Menurut Khoirunnisa, pencatutan nama warga sebagai kader parpol menunjukkan sejumlah parpol sebenarnya tidak siap untuk jadi calon peserta Pemilu 2024. Ia menduga itu lazimnya dilakukan partai baru atau pun partai gurem yang masih minim simpatisan.
"Karena syarat untuk mendaftar jadi peserta pemilu cukup berat. Salah satunya harus punya anggota 1000 atau 1 per 1.000 dari jumlah penduduk di setiap kabupaten dan kota. Artinya, jika ada sekitar 540 kabupaten dan kota, setiap partai politik harus mengumpulkan sekitar 500-an anggota. Ini syarat yang cukup berat," kata dia.

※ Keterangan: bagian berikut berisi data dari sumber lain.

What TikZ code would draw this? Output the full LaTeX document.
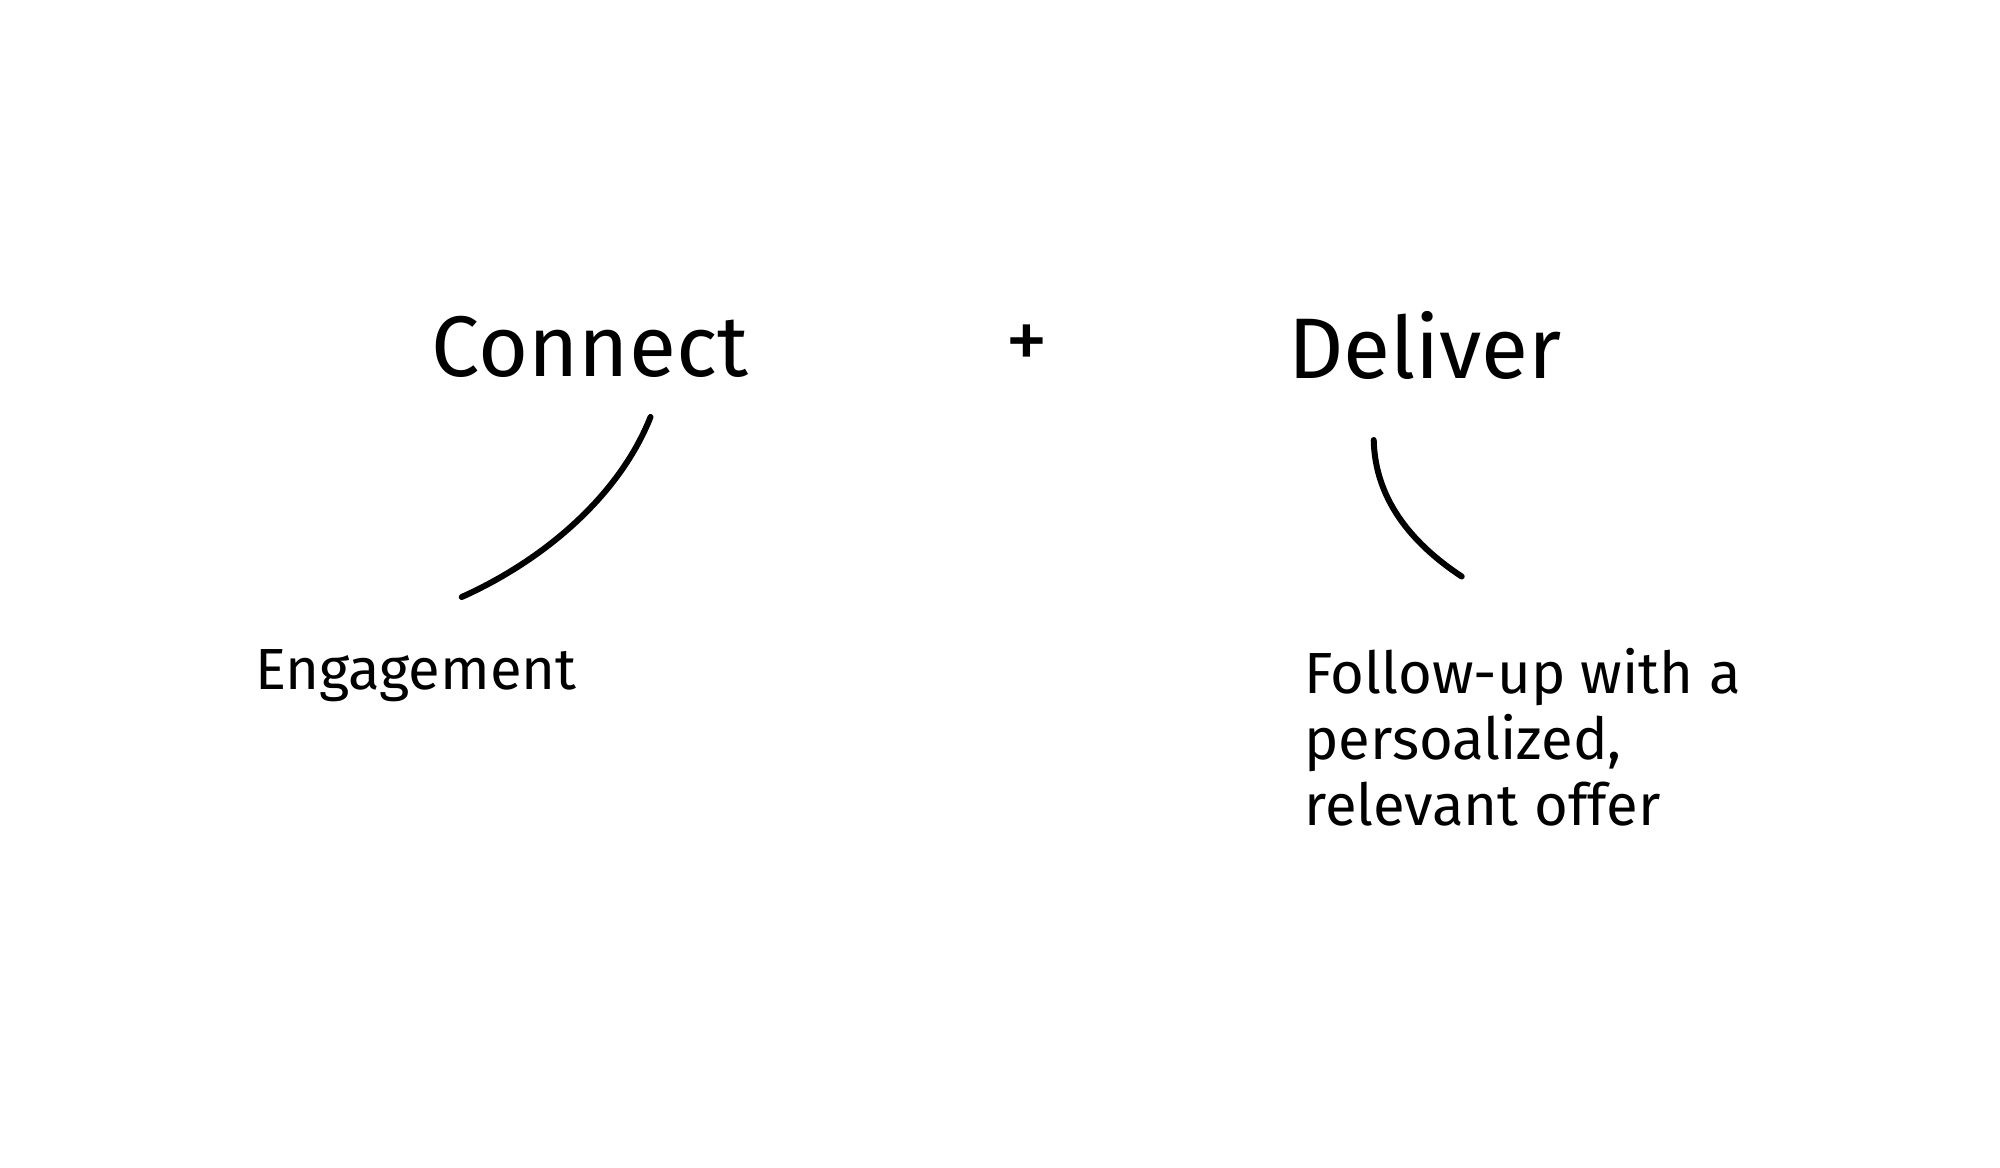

Lebih jauh, Khoirunnisa berpendapat maraknya kasus-kasus dugaan pencatutan nama oleh parpol perlu diusut tuntas. Terlebih, fenomena itu berkelindan dengan kasus-kasus dugaan kebocoran data masyarakat yang terjadi belum lama ini.
"Sekarang kan sudah timbul kesadaran publik untuk cek namanya di Sipol. Sekarang tinggal bagaimana kesadaran publik ini bisa difasilitasi oleh penyelenggara pemilu untuk dipulihkan," kata Khoirunnisa.
Awal September lalu, muncul isu kebocoran 1,3 miliar data kartu registrasi sim prabayar. Isu kebocoran data itu terkuak setelah akun bernama Bjorka mengungkapnya dalam forum Breached.to. Sebanyak 1,5 juta data sampel yang diumbar di forum itu telah diverifikasi pakar sebagai data pengguna yang valid.
Sebelumnya, kasus pencurian data milik pelanggan dan nasabah juga sempat dilaporkan menimpa Bank Indonesia, Tokopedia, Bukalapak, BPJS Kesehatan, PLN, Pertamina. Data pribadi milik publik itu lazimnya diperjualkan situs pasar gelap digital.
Menurut Khoirunnisa, bukan tidak mungkin parpol tertentu menjadi salah satu pelanggan data-data hasil peretasan itu. "Kalau saat verifikasi nanti terbukti dukungannya tidak benar, tentu bisa jadi partai ini tidak memenuhi syarat sebagai peserta pemilu," kata dia.